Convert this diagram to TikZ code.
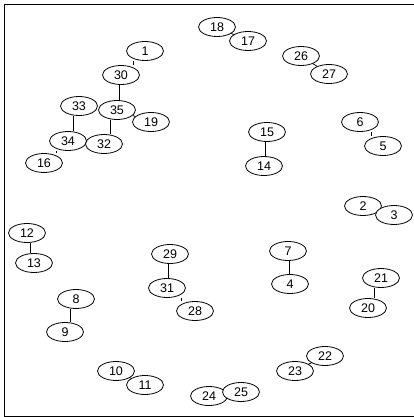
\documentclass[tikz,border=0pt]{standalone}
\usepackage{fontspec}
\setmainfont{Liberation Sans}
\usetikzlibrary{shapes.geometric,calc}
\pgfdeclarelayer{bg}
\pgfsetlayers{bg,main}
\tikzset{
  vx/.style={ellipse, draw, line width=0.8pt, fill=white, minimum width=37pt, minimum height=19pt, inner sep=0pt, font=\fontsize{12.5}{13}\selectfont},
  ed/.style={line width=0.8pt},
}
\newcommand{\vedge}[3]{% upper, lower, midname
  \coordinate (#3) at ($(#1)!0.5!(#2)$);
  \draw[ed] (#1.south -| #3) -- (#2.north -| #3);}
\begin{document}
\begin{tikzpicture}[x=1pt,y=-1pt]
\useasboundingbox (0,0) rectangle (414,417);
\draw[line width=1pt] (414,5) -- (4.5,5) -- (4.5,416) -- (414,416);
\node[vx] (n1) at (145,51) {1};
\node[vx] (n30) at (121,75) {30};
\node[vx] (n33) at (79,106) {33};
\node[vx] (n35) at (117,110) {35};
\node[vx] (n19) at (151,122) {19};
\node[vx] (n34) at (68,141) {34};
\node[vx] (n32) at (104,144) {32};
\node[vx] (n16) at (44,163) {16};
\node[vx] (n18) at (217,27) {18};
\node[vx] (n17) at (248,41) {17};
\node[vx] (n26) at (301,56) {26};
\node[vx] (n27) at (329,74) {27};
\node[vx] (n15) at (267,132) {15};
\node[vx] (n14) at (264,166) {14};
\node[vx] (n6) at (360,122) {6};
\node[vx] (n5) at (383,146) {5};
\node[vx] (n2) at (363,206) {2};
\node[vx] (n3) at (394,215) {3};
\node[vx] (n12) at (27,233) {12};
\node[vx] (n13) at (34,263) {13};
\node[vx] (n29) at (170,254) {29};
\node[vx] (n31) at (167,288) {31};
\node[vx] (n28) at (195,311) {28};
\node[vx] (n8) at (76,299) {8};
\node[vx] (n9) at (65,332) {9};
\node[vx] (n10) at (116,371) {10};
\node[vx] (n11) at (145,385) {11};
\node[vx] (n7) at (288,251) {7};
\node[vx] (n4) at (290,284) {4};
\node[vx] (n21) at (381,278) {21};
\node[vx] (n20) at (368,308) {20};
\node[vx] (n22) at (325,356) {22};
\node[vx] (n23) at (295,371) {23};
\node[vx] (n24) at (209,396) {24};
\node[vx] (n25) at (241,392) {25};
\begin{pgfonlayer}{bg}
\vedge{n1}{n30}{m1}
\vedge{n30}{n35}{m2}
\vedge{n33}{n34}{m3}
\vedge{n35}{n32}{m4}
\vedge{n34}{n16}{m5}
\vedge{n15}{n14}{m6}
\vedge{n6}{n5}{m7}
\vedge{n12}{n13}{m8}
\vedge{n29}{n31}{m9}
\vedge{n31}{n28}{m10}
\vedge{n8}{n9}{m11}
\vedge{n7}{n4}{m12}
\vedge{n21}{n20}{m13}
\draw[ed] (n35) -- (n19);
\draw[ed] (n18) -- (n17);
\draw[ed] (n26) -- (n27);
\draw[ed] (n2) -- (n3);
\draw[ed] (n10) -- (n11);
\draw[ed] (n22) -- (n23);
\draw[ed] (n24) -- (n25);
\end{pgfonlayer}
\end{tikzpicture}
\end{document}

********

Stated goal:
Using the material above, return every line exactly as it appears, minus the pictures.

Task output:
Convert this diagram to TikZ code.
\documentclass[tikz,border=0pt]{standalone}
\usepackage{fontspec}
\setmainfont{Liberation Sans}
\usetikzlibrary{shapes.geometric,calc}
\pgfdeclarelayer{bg}
\pgfsetlayers{bg,main}
\tikzset{
  vx/.style={ellipse, draw, line width=0.8pt, fill=white, minimum width=37pt, minimum height=19pt, inner sep=0pt, font=\fontsize{12.5}{13}\selectfont},
  ed/.style={line width=0.8pt},
}
\newcommand{\vedge}[3]{% upper, lower, midname
  \coordinate (#3) at ($(#1)!0.5!(#2)$);
  \draw[ed] (#1.south -| #3) -- (#2.north -| #3);}
\begin{document}
\begin{tikzpicture}[x=1pt,y=-1pt]
\useasboundingbox (0,0) rectangle (414,417);
\draw[line width=1pt] (414,5) -- (4.5,5) -- (4.5,416) -- (414,416);
\node[vx] (n1) at (145,51) {1};
\node[vx] (n30) at (121,75) {30};
\node[vx] (n33) at (79,106) {33};
\node[vx] (n35) at (117,110) {35};
\node[vx] (n19) at (151,122) {19};
\node[vx] (n34) at (68,141) {34};
\node[vx] (n32) at (104,144) {32};
\node[vx] (n16) at (44,163) {16};
\node[vx] (n18) at (217,27) {18};
\node[vx] (n17) at (248,41) {17};
\node[vx] (n26) at (301,56) {26};
\node[vx] (n27) at (329,74) {27};
\node[vx] (n15) at (267,132) {15};
\node[vx] (n14) at (264,166) {14};
\node[vx] (n6) at (360,122) {6};
\node[vx] (n5) at (383,146) {5};
\node[vx] (n2) at (363,206) {2};
\node[vx] (n3) at (394,215) {3};
\node[vx] (n12) at (27,233) {12};
\node[vx] (n13) at (34,263) {13};
\node[vx] (n29) at (170,254) {29};
\node[vx] (n31) at (167,288) {31};
\node[vx] (n28) at (195,311) {28};
\node[vx] (n8) at (76,299) {8};
\node[vx] (n9) at (65,332) {9};
\node[vx] (n10) at (116,371) {10};
\node[vx] (n11) at (145,385) {11};
\node[vx] (n7) at (288,251) {7};
\node[vx] (n4) at (290,284) {4};
\node[vx] (n21) at (381,278) {21};
\node[vx] (n20) at (368,308) {20};
\node[vx] (n22) at (325,356) {22};
\node[vx] (n23) at (295,371) {23};
\node[vx] (n24) at (209,396) {24};
\node[vx] (n25) at (241,392) {25};
\begin{pgfonlayer}{bg}
\vedge{n1}{n30}{m1}
\vedge{n30}{n35}{m2}
\vedge{n33}{n34}{m3}
\vedge{n35}{n32}{m4}
\vedge{n34}{n16}{m5}
\vedge{n15}{n14}{m6}
\vedge{n6}{n5}{m7}
\vedge{n12}{n13}{m8}
\vedge{n29}{n31}{m9}
\vedge{n31}{n28}{m10}
\vedge{n8}{n9}{m11}
\vedge{n7}{n4}{m12}
\vedge{n21}{n20}{m13}
\draw[ed] (n35) -- (n19);
\draw[ed] (n18) -- (n17);
\draw[ed] (n26) -- (n27);
\draw[ed] (n2) -- (n3);
\draw[ed] (n10) -- (n11);
\draw[ed] (n22) -- (n23);
\draw[ed] (n24) -- (n25);
\end{pgfonlayer}
\end{tikzpicture}
\end{document}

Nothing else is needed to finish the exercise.